By Tristan Harris Monday 19 August 2013 Updated: 19/08 16:01
HOME-BUYERS in Redditch have paid almost £2million in Stamp Duty in the last year alone.
Figures released this week show that, of the 1,047 properties sold across the district last year, the buyers paid a combined £1,800,060 to The Treasury.
That equates to an average of £1,719.25 per buyer.
Those purchasing properties have to pay Stamp Duty of one per cent on a property which is more than £125,000 and according to county figures, the average house price in Redditch is £158,614.
As the prices get higher, so do the Stamp Duty rates - three per cent is levied if their purchase is more than £250,000 and at £500,000 the fee goes up to four per cent. It then increases to five per cent after £1million and culminates in a 15 per cent levy on a home of £2million or more.
Of the £1.8million duty paid, £1,119,612 of that (62 per cent) was paid by just ten buyers who paid Stamp Duty of three per cent and above.
The figures were uncovered by the Taxpayers' Alliance which has launched its Stamp Out Stamp Duty Campaign.
The group is calling on the Government to cut the tax in a bid to help families get on the property ladder.
It claims Chancellor George Osborne promised to increase the Stamp Duty threshold in 2007, but that had not been done.
Andrew Oulsnam, chartered surveyor and managing partner of Robert Oulsnam and Company, said reducing Stamp Duty would be of great benefit to the housing market.
"Each time the Government has reduced Stamp Duty, there has been an increase in sales.
"Prices have risen but the thresholds haven't, meaning some properties are covered by rates of Stamp Duty that they would not have been before."
He added the extra Stamp Duty had put buyers off from buying properties of certain prices.
Matthew Sinclair, the TaxPayers' Alliance's chief executive, said: “Owning your own home is an important milestone, but for many families it seems harder and harder to reach.
"Ministers have done nothing to ease the burden imposed by Stamp Duty, which is an unfair double tax that gets in the way of would-be first-time buyers and others thinking about moving.
"Instead they have made things worse with new thresholds and new, higher rates.
"The Government needs to act on ministers' rhetoric about getting people onto the property ladder and cut this unfair tax.”
But MP Karen Lumley said the number of people receiving loans for first-time homes was up 30 per cent from last year as a result of Government policy and rising consumer confidence.

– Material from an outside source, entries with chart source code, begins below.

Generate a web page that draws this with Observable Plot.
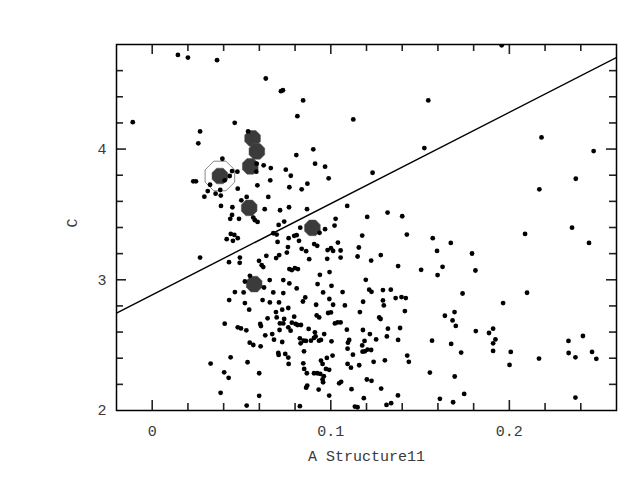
<!DOCTYPE html>
<html>
<head>
<meta charset="utf-8">
<script src="https://cdn.jsdelivr.net/npm/d3@7"></script>
<script src="https://cdn.jsdelivr.net/npm/@observablehq/plot@0.6"></script>
<style>
  html, body { margin: 0; padding: 0; background: #fff; }
  #chart svg { display: block; }
</style>
</head>
<body>
<div id="chart"></div>
<script>
// ---- data ----
const xLabel = "A Structure11";
const yLabel = "C";
const xDomain = [-0.02, 0.26];
const yDomain = [2, 4.8];
const xMajor = [0, 0.1, 0.2];
const xMajorText = ["0", "0.1", "0.2"];
const xMinor = [0.02, 0.04, 0.06, 0.08, 0.12, 0.14, 0.16, 0.18, 0.22, 0.24];
const yMajor = [2, 3, 4];
const yMajorText = ["2", "3", "4"];
const yMinor = [2.2, 2.4, 2.6, 2.8, 3.2, 3.4, 3.6, 3.8, 4.2, 4.4, 4.6];

// fitted line end points
const lineX = [-0.02, 0.26];
const lineY = [2.745, 4.70];

// highlighted (large octagon) points
const bigX = [0.0562, 0.0586, 0.0549, 0.0379, 0.0543, 0.0897, 0.0571];
const bigY = [4.082, 3.982, 3.868, 3.794, 3.550, 3.397, 2.967];
// circled point
const ringX = [0.0379];
const ringY = [3.794];

// all small points
const ptX = [
0.0144,0.0200,0.0363,0.0636,0.0721,0.0732,0.0845,0.0813,-0.0109,0.0462,
0.0268,0.0537,0.0258,0.0902,0.0807,0.0393,0.0912,0.0585,0.0624,0.0664,
0.0748,0.0776,0.0447,0.0477,0.0583,0.0230,0.0245,0.0406,0.0434,0.0324,
0.0589,0.0661,0.0768,0.0837,0.0869,0.0479,0.0311,0.0381,0.1957,0.1126,
0.1546,0.0968,0.0988,0.1524,0.1234,0.2180,0.2472,0.2168,0.2372,0.0292,
0.0355,0.0384,0.0499,0.0529,0.0650,0.0385,0.0449,0.0630,0.0716,0.0766,
0.0867,0.0447,0.0437,0.0486,0.0566,0.0575,0.0590,0.0739,0.0708,0.0829,
0.0968,0.0937,0.0678,0.0697,0.0440,0.0460,0.0479,0.0452,0.0417,0.0795,
0.0809,0.0764,0.0822,0.0702,0.0907,0.0924,0.0760,0.0837,0.0862,0.0982,
0.0754,0.0711,0.0694,0.0639,0.0268,0.0491,0.0490,0.0430,0.0598,0.0613,
0.0622,0.0879,0.0980,0.0768,0.0782,0.0799,0.0816,0.0939,0.0993,0.0547,
0.0658,0.0734,0.0768,0.0519,0.0626,0.0809,0.0926,0.0463,0.0512,0.0678,
0.0734,0.0857,0.0957,0.0431,0.0519,0.0618,0.0659,0.0710,0.0844,0.0918,
0.0992,0.0543,0.0693,0.0728,0.0762,0.0697,0.0739,0.0795,0.0921,0.0935,
0.0985,0.0646,0.0406,0.0605,0.0609,0.0715,0.0734,0.0782,0.0803,0.0814,
0.0833,0.0762,0.0775,0.0479,0.0497,0.0527,0.0713,0.0876,0.0911,0.0963,
0.0633,0.0672,0.0682,0.0728,0.0827,0.0831,0.0848,0.0861,0.0889,0.0906,
0.0915,0.0934,0.0945,0.0546,0.0566,0.0607,0.0850,0.0706,0.0708,0.0745,
0.0762,0.0764,0.0978,0.0945,0.0954,0.0439,0.0327,0.0534,0.0846,0.0851,
0.0866,0.0906,0.0924,0.0941,0.0973,0.0991,0.0961,0.0954,0.0957,0.0403,
0.0428,0.0599,0.0868,0.0862,0.0932,0.0383,0.0599,0.0529,0.0827,0.0991,
0.1092,0.1027,0.1021,0.1204,0.1318,0.1400,0.1176,0.1426,0.1571,0.1672,
0.1040,0.1001,0.1013,0.1055,0.1055,0.1157,0.1150,0.1280,0.1226,0.1595,
0.1377,0.1506,0.1626,0.1598,0.1196,0.1004,0.1066,0.1215,0.1228,0.1292,
0.1336,0.1363,0.1396,0.1420,0.1181,0.1292,0.1013,0.1079,0.1297,0.1001,
0.1163,0.1271,0.1279,0.1415,0.1639,0.1693,0.1682,0.1700,0.1023,0.1038,
0.1055,0.1090,0.1180,0.1320,0.1388,0.1219,0.1314,0.1254,0.1004,0.1103,
0.1096,0.1189,0.1176,0.1377,0.1567,0.1674,0.1094,0.1206,0.1226,0.1178,
0.1191,0.1010,0.1124,0.1428,0.1437,0.1303,0.1240,0.1094,0.1113,0.1159,
0.1555,0.1694,0.1202,0.1228,0.1047,0.1058,0.1282,0.1116,0.1376,0.1185,
0.1611,0.1685,0.1135,0.1150,0.1312,0.1338,0.1738,0.1791,0.1810,0.1812,
0.1730,0.1747,0.1886,0.1909,0.1922,0.1909,0.1909,0.1965,0.2001,0.2008,
0.2088,0.2099,0.2166,0.2351,0.2446,0.2331,0.2332,0.2370,0.2370,0.2412,
0.2463,0.2487
];
const ptY = [
4.720,4.700,4.680,4.540,4.443,4.450,4.372,4.252,4.206,4.201,
4.135,4.135,4.044,3.998,3.954,3.926,3.888,3.888,3.876,3.855,
3.842,3.796,3.832,3.827,3.827,3.753,3.753,3.761,3.794,3.727,
3.723,3.761,3.708,3.692,3.735,3.697,3.679,3.687,4.794,4.227,
4.372,3.865,3.776,4.008,3.819,4.089,3.985,3.692,3.773,3.636,
3.659,3.644,3.608,3.634,3.634,3.565,3.555,3.540,3.532,3.555,
3.540,3.496,3.466,3.466,3.476,3.456,3.443,3.445,3.420,3.399,
3.387,3.359,3.356,3.346,3.351,3.343,3.318,3.298,3.311,3.336,
3.341,3.318,3.298,3.290,3.273,3.260,3.250,3.237,3.219,3.227,
3.208,3.189,3.166,3.183,3.170,3.170,3.130,3.135,3.145,3.112,
3.097,3.158,3.160,3.082,3.074,3.089,3.082,3.038,3.059,3.030,
2.998,2.998,2.972,2.987,2.941,2.934,2.967,2.906,2.903,2.903,
2.898,2.865,2.903,2.845,2.822,2.845,2.827,2.827,2.834,2.809,
2.853,2.771,2.753,2.771,2.784,2.712,2.700,2.718,2.727,2.712,
2.746,2.705,2.664,2.662,2.646,2.666,2.666,2.672,2.662,2.654,
2.654,2.636,2.611,2.636,2.628,2.613,2.616,2.624,2.598,2.585,
2.575,2.585,2.542,2.524,2.552,2.514,2.534,2.532,2.534,2.555,
2.567,2.534,2.540,2.519,2.501,2.491,2.453,2.440,2.425,2.433,
2.405,2.356,2.402,2.382,2.356,2.407,2.359,2.369,2.361,2.318,
2.285,2.285,2.285,2.280,2.318,2.311,2.262,2.237,2.216,2.292,
2.250,2.285,2.191,2.175,2.160,2.135,2.112,2.038,2.033,2.114,
3.565,3.466,3.415,3.481,3.514,3.486,3.338,3.346,3.318,3.282,
3.285,3.242,3.221,3.224,3.170,3.247,3.178,3.189,3.147,3.221,
3.105,3.076,3.099,3.036,3.000,2.954,2.906,2.924,2.908,2.921,
2.924,2.860,2.868,2.860,2.832,2.842,2.809,2.804,2.804,2.750,
2.753,2.712,2.700,2.761,2.725,2.753,2.689,2.647,2.666,2.674,
2.674,2.618,2.616,2.626,2.631,2.585,2.567,2.544,2.529,2.540,
2.519,2.532,2.498,2.540,2.534,2.509,2.473,2.466,2.463,2.450,
2.453,2.420,2.427,2.420,2.372,2.384,2.372,2.356,2.328,2.346,
2.290,2.260,2.237,2.227,2.208,2.219,2.168,2.163,2.115,2.094,
2.089,2.063,2.030,2.025,2.043,2.056,2.895,3.201,3.071,2.608,
2.443,2.127,2.593,2.626,2.544,2.514,2.456,2.822,2.349,2.448,
3.351,2.901,2.397,3.399,3.282,2.532,2.440,2.407,2.099,2.570,
2.448,2.395
];

// ---- build tables ----
const points = ptX.map((x, i) => ({x, y: ptY[i]}));
const big = bigX.map((x, i) => ({x, y: bigY[i]}));
const ring = ringX.map((x, i) => ({x, y: ringY[i]}));
const fitLine = lineX.map((x, i) => ({x, y: lineY[i]}));
const xLab = xMajor.map((v, i) => ({v, t: xMajorText[i]}));
const yLab = yMajor.map((v, i) => ({v, t: yMajorText[i]}));
const yMajorInner = yMajor.filter(v => v > yDomain[0]);

// regular octagon symbol (flat top)
const octagon = {
  draw(ctx, size) {
    const r = Math.sqrt(size / Math.PI);
    for (let i = 0; i < 8; i++) {
      const a = Math.PI / 8 + i * Math.PI / 4;
      const px = r * Math.cos(a), py = r * Math.sin(a);
      if (i === 0) ctx.moveTo(px, py); else ctx.lineTo(px, py);
    }
    ctx.closePath();
  }
};

const font = "'Liberation Mono', 'DejaVu Sans Mono', monospace";
const txt = "#3a3a3a";
const tk = {stroke: "#222", strokeWidth: 1.6};
// plot frame is 500 x 366 px: insets leave 10 px (major) / 7 px (minor) ticks
const FW = 500, FH = 366;

const chart = Plot.plot({
  width: 635,
  height: 491,
  marginTop: 44,
  marginRight: 19,
  marginBottom: 81,
  marginLeft: 116,
  style: {background: "#fff", fontFamily: font},
  x: {domain: xDomain, axis: null},
  y: {domain: yDomain, axis: null},
  marks: [
    // inward ticks, bottom & top
    Plot.ruleX(xMajor, {x: d => d, insetTop: FH - 10, ...tk}),
    Plot.ruleX(xMinor, {x: d => d, insetTop: FH - 7, ...tk}),
    Plot.ruleX(xMajor, {x: d => d, insetBottom: FH - 10, ...tk}),
    Plot.ruleX(xMinor, {x: d => d, insetBottom: FH - 7, ...tk}),
    // inward ticks, left & right
    Plot.ruleY(yMajorInner, {y: d => d, insetRight: FW - 10, ...tk}),
    Plot.ruleY(yMinor, {y: d => d, insetRight: FW - 7, ...tk}),
    Plot.ruleY(yMajorInner, {y: d => d, insetLeft: FW - 10, ...tk}),
    Plot.ruleY(yMinor, {y: d => d, insetLeft: FW - 7, ...tk}),
    // tick labels
    Plot.text(xLab, {x: "v", text: "t", frameAnchor: "bottom", dy: 15, lineAnchor: "top",
      fontSize: 15, fill: txt}),
    Plot.text(yLab, {y: "v", text: "t", frameAnchor: "left", dx: -10, textAnchor: "end",
      lineAnchor: "middle", fontSize: 15, fill: txt}),
    // axis titles
    Plot.text([xLabel], {text: d => d, frameAnchor: "bottom", dy: 40, lineAnchor: "top",
      fontSize: 15, fill: txt}),
    Plot.text([yLabel], {text: d => d, frameAnchor: "left", dx: -44, rotate: -90,
      lineAnchor: "middle", fontSize: 15, fill: txt}),
    // fitted line
    Plot.line(fitLine, {x: "x", y: "y", stroke: "#000", strokeWidth: 1.4, clip: true}),
    // ring around one point
    Plot.dot(ring, {x: "x", y: "y", r: 16, symbol: octagon, stroke: "#8a8a8a", strokeWidth: 1, fill: "none"}),
    // big octagons
    Plot.dot(big, {x: "x", y: "y", r: 8.5, symbol: octagon, fill: "#3b3b3b", stroke: "#555", strokeWidth: 0.5}),
    // small points
    Plot.dot(points, {x: "x", y: "y", r: 2.4, fill: "#000", stroke: "none", clip: true}),
    Plot.frame({stroke: "#000", strokeWidth: 1.5})
  ]
});

document.getElementById("chart").appendChild(chart);
</script>
</body>
</html>
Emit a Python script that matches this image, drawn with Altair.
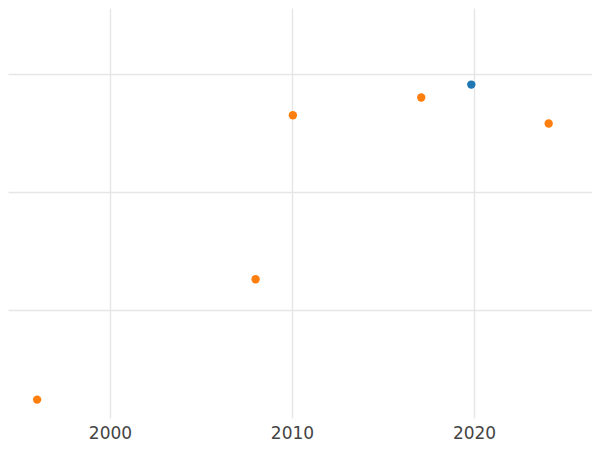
import altair as alt
import pandas as pd

years = [1996.0, 2008.0, 2010.05, 2017.1, 2019.85, 2024.1]
values = [2.4, 12.6, 26.5, 28.0, 29.1, 25.8]
series = ["B", "B", "B", "B", "A", "B"]
series_names = ["A", "B"]
series_colors = ["#1f77b4", "#ff7f0e"]
x_ticks = [2000, 2010, 2020]
y_grid = [10, 20, 30]

df = pd.DataFrame({"year": years, "value": values, "series": series})

chart = alt.Chart(df).mark_circle(size=70, opacity=1).encode(
    x=alt.X("year:Q",
            scale=alt.Scale(domain=[1994.40, 2026.48], nice=False, zero=False),
            axis=alt.Axis(values=x_ticks, format="d", title=None, domain=False,
                          ticks=False, labelFontSize=17, labelColor="#444444",
                          labelPadding=7, gridColor="#e6e6e6", gridWidth=1.4,
                          labelFont="DejaVu Sans")),
    y=alt.Y("value:Q",
            scale=alt.Scale(domain=[0.84, 35.59], nice=False, zero=False),
            axis=alt.Axis(values=y_grid, labels=False, ticks=False, domain=False,
                          title=None, gridColor="#e6e6e6", gridWidth=1.4)),
    color=alt.Color("series:N",
                    scale=alt.Scale(domain=series_names, range=series_colors),
                    legend=None),
).properties(
    width=584,
    height=410,
    autosize=alt.AutoSizeParams(type="none"),
    padding={"left": 0, "top": 0, "right": 0, "bottom": 24},
).configure_view(stroke=None)

chart.save("out.html", embed_options={"renderer": "svg", "actions": False})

"The Government inherited - the highest structural budget deficit of any major economy in the world and it has had to make difficult decisions on tax and spending. As much as it is appealing, cutting stamp duty would create a cost which would have to be met by other taxes on hardworking people."
"The recent good news in first time buyer confidence is a result of Government policy, in particular the Help to Buy programme to increase the supply of low-deposit mortgages to credit worthy buyers, increase the supply of new housing and contribute to economic growth. First time buyers are also being assisted by near record low interest rates as a result of our plans to tackle the deficit and the Funding for Lending scheme, which is increasing the number of mortgages at competitive rates."